Use automation to support a human-like process, not replace it. A practical workflow:

  • List building: pull a vetted lead list (Sales Navigator or saved searches) and segment by persona.
  • Connection request: short, specific note (or no note at scale), aligned to persona.
  • Follow-ups (1-3): value-first message (insight, benchmark, quick win), then a clear call-to-action.
  • Handoff: when they show interest, move to email/meeting flow and tag status in CRM.

Risk management best practices:

  • Keep volumes conservative and ramp gradually; avoid sudden spikes.
  • Randomize timing and avoid identical copy across large batches.
  • Personalize at least one step (e.g., a line referencing role, company event, or recent post).
  • Respect LinkedIn’s rules and prioritize tools that minimize credential risk (avoid unnecessary password sharing, use secure setups).

FAQ 3: How do I measure whether LinkedIn automation is generating qualified leads and not just vanity metrics?

Measure the funnel from targeting to revenue, and optimize the first weak link. Track:

Metric

What it tells you

How to improve it

Connection acceptance rate

List relevance + initial message fit

Tighten ICP, adjust titles/filters, simplify connection note

Qualified reply rate

Message-market match (are you attracting the right problems?)

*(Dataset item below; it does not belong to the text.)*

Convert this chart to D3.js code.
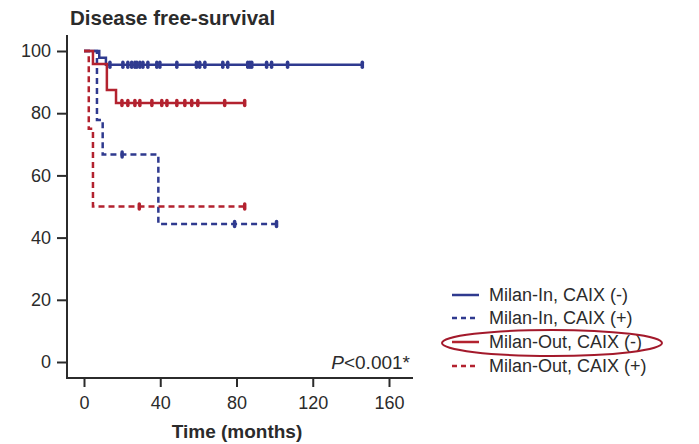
<!DOCTYPE html>
<html>
<head>
<meta charset="utf-8">
<script src="https://cdn.jsdelivr.net/npm/d3@7"></script>
<style>
  html, body { margin: 0; padding: 0; background: #fff; }
  svg { display: block; font-family: Arial, "Liberation Sans", Helvetica, sans-serif; }
</style>
</head>
<body>
<svg id="chart" width="699" height="444"></svg>
<script>
// Kaplan-Meier estimates (%) for disease-free survival by Milan criteria and CAIX status
const seriesNames = ["Milan-In, CAIX (-)", "Milan-In, CAIX (+)", "Milan-Out, CAIX (-)", "Milan-Out, CAIX (+)"];

const inNegTimes = [0, 8, 11.5];
const inNegSurv = [100, 97.8, 95.6];
const inNegCensor = [13.6, 20.4, 23, 25, 26.7, 27.7, 29.3, 30.9, 33.5, 38.2, 39.8, 48.7, 59, 60.7, 63.4, 72.8, 75.4, 85.9, 87, 88, 95.8, 98.4, 106.8, 146];
const inNegEnd = 146;

const inPosTimes = [0, 6.8, 9.8, 39];
const inPosSurv = [100, 77.8, 66.7, 44.4];
const inPosCensor = [20, 79, 101];
const inPosEnd = 101;

const outNegTimes = [0, 4.7, 12, 16.8];
const outNegSurv = [100, 95.8, 87.5, 83.3];
const outNegCensor = [19.9, 23, 26.7, 29.3, 35.6, 40.8, 43.5, 48.7, 52.9, 56.5, 59.7, 73.8, 84.3];
const outNegEnd = 84.3;

const outPosTimes = [0, 2.5, 4.7];
const outPosSurv = [100, 75, 50];
const outPosCensor = [29, 84.3];
const outPosEnd = 84.3;

const xTicks = [0, 40, 80, 120, 160];
const yTicks = [0, 20, 40, 60, 80, 100];

const titleText = "Disease free-survival";
const xTitle = "Time (months)";
const pText = "<0.001*";

const BLUE = "#2f3a8f";
const RED = "#b3222f";
const INK = "#2b2b2b";

const series = [
  { name: seriesNames[0], times: inNegTimes, surv: inNegSurv, censor: inNegCensor, end: inNegEnd, color: BLUE, dash: null },
  { name: seriesNames[1], times: inPosTimes, surv: inPosSurv, censor: inPosCensor, end: inPosEnd, color: BLUE, dash: "6,4" },
  { name: seriesNames[2], times: outNegTimes, surv: outNegSurv, censor: outNegCensor, end: outNegEnd, color: RED, dash: null },
  { name: seriesNames[3], times: outPosTimes, surv: outPosSurv, censor: outPosCensor, end: outPosEnd, color: RED, dash: "6,4" }
];

const svg = d3.select("#chart");

const x = d3.scaleLinear().domain([0, 160]).range([84, 389]);
const y = d3.scaleLinear().domain([0, 100]).range([362, 51]);

const axisX0 = 67, axisY0 = 378;

// title
svg.append("text")
  .attr("x", 70).attr("y", 25)
  .attr("font-size", 20.5).attr("font-weight", "bold").attr("fill", INK)
  .text(titleText);

// axis lines
svg.append("line")
  .attr("x1", axisX0).attr("x2", axisX0)
  .attr("y1", 35).attr("y2", axisY0)
  .attr("stroke", INK).attr("stroke-width", 2);
svg.append("line")
  .attr("x1", axisX0 - 1).attr("x2", 413)
  .attr("y1", axisY0).attr("y2", axisY0)
  .attr("stroke", INK).attr("stroke-width", 2);

// y axis
const yAxis = d3.axisLeft(y).tickValues(yTicks).tickSize(10).tickPadding(6);
const gy = svg.append("g").attr("transform", `translate(${axisX0},0)`).call(yAxis);
gy.select(".domain").remove();
gy.selectAll(".tick line").attr("stroke", INK).attr("stroke-width", 2);
gy.selectAll(".tick text").attr("fill", INK).attr("font-size", 18).attr("font-family", "Arial, 'Liberation Sans', sans-serif");

// x axis
const xAxis = d3.axisBottom(x).tickValues(xTicks).tickSize(9).tickPadding(9);
const gx = svg.append("g").attr("transform", `translate(0,${axisY0})`).call(xAxis);
gx.select(".domain").remove();
gx.selectAll(".tick line").attr("stroke", INK).attr("stroke-width", 2);
gx.selectAll(".tick text").attr("fill", INK).attr("font-size", 18).attr("font-family", "Arial, 'Liberation Sans', sans-serif");

svg.append("text")
  .attr("x", 237).attr("y", 438)
  .attr("text-anchor", "middle")
  .attr("font-size", 19).attr("font-weight", "bold").attr("fill", INK)
  .text(xTitle);

// survival curves
const stepLine = d3.line()
  .x(d => x(d[0]))
  .y(d => y(d[1]))
  .curve(d3.curveStepAfter);

function survAt(s, t) {
  let v = s.surv[0];
  s.times.forEach((tt, i) => { if (tt <= t) v = s.surv[i]; });
  return v;
}

const plot = svg.append("g");
series.forEach(s => {
  const pts = s.times.map((t, i) => [t, s.surv[i]]);
  pts.push([s.end, s.surv[s.surv.length - 1]]);
  plot.append("path")
    .attr("d", stepLine(pts))
    .attr("fill", "none")
    .attr("stroke", s.color)
    .attr("stroke-width", 2.5)
    .attr("stroke-dasharray", s.dash);
  // censoring marks
  plot.selectAll(null)
    .data(s.censor)
    .enter().append("line")
    .attr("x1", d => x(d)).attr("x2", d => x(d))
    .attr("y1", d => y(survAt(s, d)) - 2.5)
    .attr("y2", d => y(survAt(s, d)) + 2.5)
    .attr("stroke", s.color)
    .attr("stroke-width", 3.5)
    .attr("stroke-linecap", "round");
});

// p-value
const pt = svg.append("text")
  .attr("x", 410).attr("y", 369)
  .attr("text-anchor", "end")
  .attr("font-size", 19).attr("fill", INK);
pt.append("tspan").attr("font-style", "italic").text("P");
pt.append("tspan").text(pText);

// legend
const legendY = [295, 318, 342, 366];
const lg = svg.append("g");
series.forEach((s, i) => {
  lg.append("line")
    .attr("x1", 452).attr("x2", 479)
    .attr("y1", legendY[i]).attr("y2", legendY[i])
    .attr("stroke", s.color).attr("stroke-width", 2.5)
    .attr("stroke-dasharray", s.dash ? "5,4" : null);
  lg.append("text")
    .attr("x", 489).attr("y", legendY[i])
    .attr("dy", "0.35em")
    .attr("font-size", 18).attr("fill", INK)
    .text(s.name);
});

// highlight around Milan-Out, CAIX (-)
svg.append("ellipse")
  .attr("cx", 552).attr("cy", 343)
  .attr("rx", 110).attr("ry", 13)
  .attr("fill", "none")
  .attr("stroke", "#a3192b")
  .attr("stroke-width", 2);
</script>
</body>
</html>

Rewrite message to a specific pain point, add proof/credibility

Booked meeting rate

CTA clarity + offer strength

Offer a narrow next step (e.g., “10-min audit”), reduce friction

SQL rate / Close rate

True qualification and commercial value

Improve pre-qualification questions, refine targeting, adjust positioning

Operationally, ensure every lead has a status (Connected, Replied, Qualified, Meeting Booked, Disqualified) and a disqualification reason. Patterns in disqualification (budget, timing, wrong persona) are the fastest way to refine your targeting and automation sequence.

Key Takeaways & Next Steps

Pro Tip: The biggest mistake I still see teams make is treating LinkedIn automation like a volume game-then wondering why replies tank and accounts get restricted. Keep your daily activity deliberately “human”: vary message length, pause sequences when engagement drops, and never automate anything that looks like credential sharing or mass scraping.

Right now, audit your last 30 days: if connection acceptance is under 25% or reply rate is under 5%, your targeting and first-touch are misaligned.

Do this next before you close the tab:

  • Export your sent invites + first messages, tag them by persona and offer, and rewrite one outreach template to include a single, verifiable proof point (metric, case result, or niche credential).
  • Set a hard cap for tomorrow: 20-40 targeted invites, 1 follow-up, zero shortcuts.